On Behalf of | Nov 22, 2013 | Firm News

Last year the Texas Supreme Court decided whether an employer can be liable for negligent hiring and supervision despite no employee causing any harm to a Plaintiff. Wansey v. Hole, 379 S.W.3d 246 (Tex. 2012).


  • Hole’s daughter attended a driving school owned by Wansey.
  • Hole went to pick up his daughter and found her in the back of the building, outside in the dark, with one of Wansey’s drivers. No wrongdoing was ever proven.
  • Hole wanted a full refund for the driving school and Wansey refused. Wansey Sued for breach of contract and negligent hiring and supervision.

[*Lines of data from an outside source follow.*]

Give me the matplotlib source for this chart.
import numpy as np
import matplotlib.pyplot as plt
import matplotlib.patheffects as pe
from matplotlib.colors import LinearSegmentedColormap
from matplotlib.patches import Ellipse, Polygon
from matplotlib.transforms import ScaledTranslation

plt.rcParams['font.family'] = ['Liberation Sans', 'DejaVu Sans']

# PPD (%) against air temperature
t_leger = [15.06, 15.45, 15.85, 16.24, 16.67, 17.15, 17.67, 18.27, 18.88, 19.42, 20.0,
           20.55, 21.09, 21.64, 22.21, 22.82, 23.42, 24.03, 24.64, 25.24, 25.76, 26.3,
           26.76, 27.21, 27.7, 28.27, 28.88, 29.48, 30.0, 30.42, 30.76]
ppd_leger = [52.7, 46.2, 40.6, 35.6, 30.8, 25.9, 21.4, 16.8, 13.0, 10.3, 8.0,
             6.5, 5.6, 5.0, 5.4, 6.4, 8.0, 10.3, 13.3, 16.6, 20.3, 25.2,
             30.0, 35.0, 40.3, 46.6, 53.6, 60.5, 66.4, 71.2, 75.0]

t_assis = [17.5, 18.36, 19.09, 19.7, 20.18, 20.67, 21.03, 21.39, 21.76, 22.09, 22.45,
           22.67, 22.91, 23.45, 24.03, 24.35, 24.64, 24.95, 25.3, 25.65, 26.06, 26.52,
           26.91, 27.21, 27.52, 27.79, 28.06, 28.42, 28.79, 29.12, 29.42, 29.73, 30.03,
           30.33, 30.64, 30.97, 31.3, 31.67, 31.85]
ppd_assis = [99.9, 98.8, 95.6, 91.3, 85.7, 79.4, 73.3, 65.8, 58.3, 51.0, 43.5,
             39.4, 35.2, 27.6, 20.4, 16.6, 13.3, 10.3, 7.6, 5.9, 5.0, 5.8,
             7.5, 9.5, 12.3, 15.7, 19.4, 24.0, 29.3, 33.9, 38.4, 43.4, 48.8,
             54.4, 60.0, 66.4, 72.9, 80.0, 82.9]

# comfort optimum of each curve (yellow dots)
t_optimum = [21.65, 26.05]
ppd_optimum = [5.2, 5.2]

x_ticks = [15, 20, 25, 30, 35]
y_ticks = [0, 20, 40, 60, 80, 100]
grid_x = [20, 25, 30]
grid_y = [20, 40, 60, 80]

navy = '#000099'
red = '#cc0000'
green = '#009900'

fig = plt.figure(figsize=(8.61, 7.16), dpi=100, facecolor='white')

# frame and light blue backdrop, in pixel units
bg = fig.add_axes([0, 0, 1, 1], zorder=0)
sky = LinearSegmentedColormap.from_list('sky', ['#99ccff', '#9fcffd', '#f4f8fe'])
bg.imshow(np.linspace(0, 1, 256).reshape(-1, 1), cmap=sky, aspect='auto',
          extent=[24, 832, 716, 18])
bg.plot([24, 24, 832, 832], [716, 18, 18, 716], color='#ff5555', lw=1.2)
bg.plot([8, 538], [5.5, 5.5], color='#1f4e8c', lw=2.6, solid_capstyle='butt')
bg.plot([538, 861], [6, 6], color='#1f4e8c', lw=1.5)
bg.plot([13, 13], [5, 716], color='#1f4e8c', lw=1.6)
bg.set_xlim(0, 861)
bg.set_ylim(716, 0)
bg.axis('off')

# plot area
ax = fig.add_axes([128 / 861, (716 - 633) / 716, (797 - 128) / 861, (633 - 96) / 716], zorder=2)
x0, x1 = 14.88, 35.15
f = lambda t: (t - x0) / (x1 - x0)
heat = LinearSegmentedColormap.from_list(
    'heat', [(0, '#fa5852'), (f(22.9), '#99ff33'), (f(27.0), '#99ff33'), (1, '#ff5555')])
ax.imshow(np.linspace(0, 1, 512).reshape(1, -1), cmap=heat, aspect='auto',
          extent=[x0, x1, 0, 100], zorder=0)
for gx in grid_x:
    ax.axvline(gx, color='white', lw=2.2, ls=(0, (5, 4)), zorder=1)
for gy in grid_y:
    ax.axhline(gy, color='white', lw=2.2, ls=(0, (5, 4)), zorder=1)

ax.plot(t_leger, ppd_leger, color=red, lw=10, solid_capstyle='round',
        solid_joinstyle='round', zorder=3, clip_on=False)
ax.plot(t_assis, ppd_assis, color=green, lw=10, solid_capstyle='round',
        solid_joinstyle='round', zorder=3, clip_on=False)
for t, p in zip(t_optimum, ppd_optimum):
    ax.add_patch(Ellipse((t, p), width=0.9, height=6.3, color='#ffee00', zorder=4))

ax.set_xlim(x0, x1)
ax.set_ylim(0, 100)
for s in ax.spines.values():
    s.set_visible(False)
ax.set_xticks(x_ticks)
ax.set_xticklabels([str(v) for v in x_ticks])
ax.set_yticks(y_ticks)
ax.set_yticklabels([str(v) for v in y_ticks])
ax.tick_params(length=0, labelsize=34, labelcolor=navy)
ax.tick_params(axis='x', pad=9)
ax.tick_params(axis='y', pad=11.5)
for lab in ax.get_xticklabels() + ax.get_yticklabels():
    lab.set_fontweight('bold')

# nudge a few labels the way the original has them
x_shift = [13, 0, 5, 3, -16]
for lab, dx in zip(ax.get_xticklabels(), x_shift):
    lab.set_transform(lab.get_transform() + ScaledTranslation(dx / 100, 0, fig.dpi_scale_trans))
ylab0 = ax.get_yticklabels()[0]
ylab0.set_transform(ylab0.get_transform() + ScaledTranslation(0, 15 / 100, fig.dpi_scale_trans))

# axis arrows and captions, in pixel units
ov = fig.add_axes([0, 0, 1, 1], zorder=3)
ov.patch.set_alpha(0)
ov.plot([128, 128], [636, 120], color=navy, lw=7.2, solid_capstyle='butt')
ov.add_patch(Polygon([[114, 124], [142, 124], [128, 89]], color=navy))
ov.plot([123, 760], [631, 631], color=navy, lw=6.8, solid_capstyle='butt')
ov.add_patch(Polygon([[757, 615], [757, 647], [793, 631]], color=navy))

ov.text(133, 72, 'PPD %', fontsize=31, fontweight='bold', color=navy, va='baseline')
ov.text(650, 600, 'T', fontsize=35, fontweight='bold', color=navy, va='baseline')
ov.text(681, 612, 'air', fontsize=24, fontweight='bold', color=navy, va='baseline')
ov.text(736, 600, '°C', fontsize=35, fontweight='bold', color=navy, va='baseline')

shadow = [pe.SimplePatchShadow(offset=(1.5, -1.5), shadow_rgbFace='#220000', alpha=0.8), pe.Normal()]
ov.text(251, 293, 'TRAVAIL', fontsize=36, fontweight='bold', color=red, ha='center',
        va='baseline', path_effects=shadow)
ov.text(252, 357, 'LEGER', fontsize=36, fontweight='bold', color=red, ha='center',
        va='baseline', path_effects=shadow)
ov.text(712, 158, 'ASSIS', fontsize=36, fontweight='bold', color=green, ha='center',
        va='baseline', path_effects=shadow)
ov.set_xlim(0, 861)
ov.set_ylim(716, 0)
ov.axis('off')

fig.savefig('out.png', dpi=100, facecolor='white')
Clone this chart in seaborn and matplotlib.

The Texas Supreme Court held that the tort of negligent hiring and supervision requires not just negligent practices on part of the employer, but also that the employee hired pursuant to those practices caused some harm to the Plaintiff.

Why This is Important

The mere evidence that conduct was inappropriate in a negligent hiring and supervision claim will not provide grounds for recovery. The Claimant must show harm as a required element to recovery for negligent hiring. A claim of negligent hiring requires that the Plaintiff suffer some damages from the foreseeable misconduct of an employee hired pursuant to the Defendant’s negligent practices.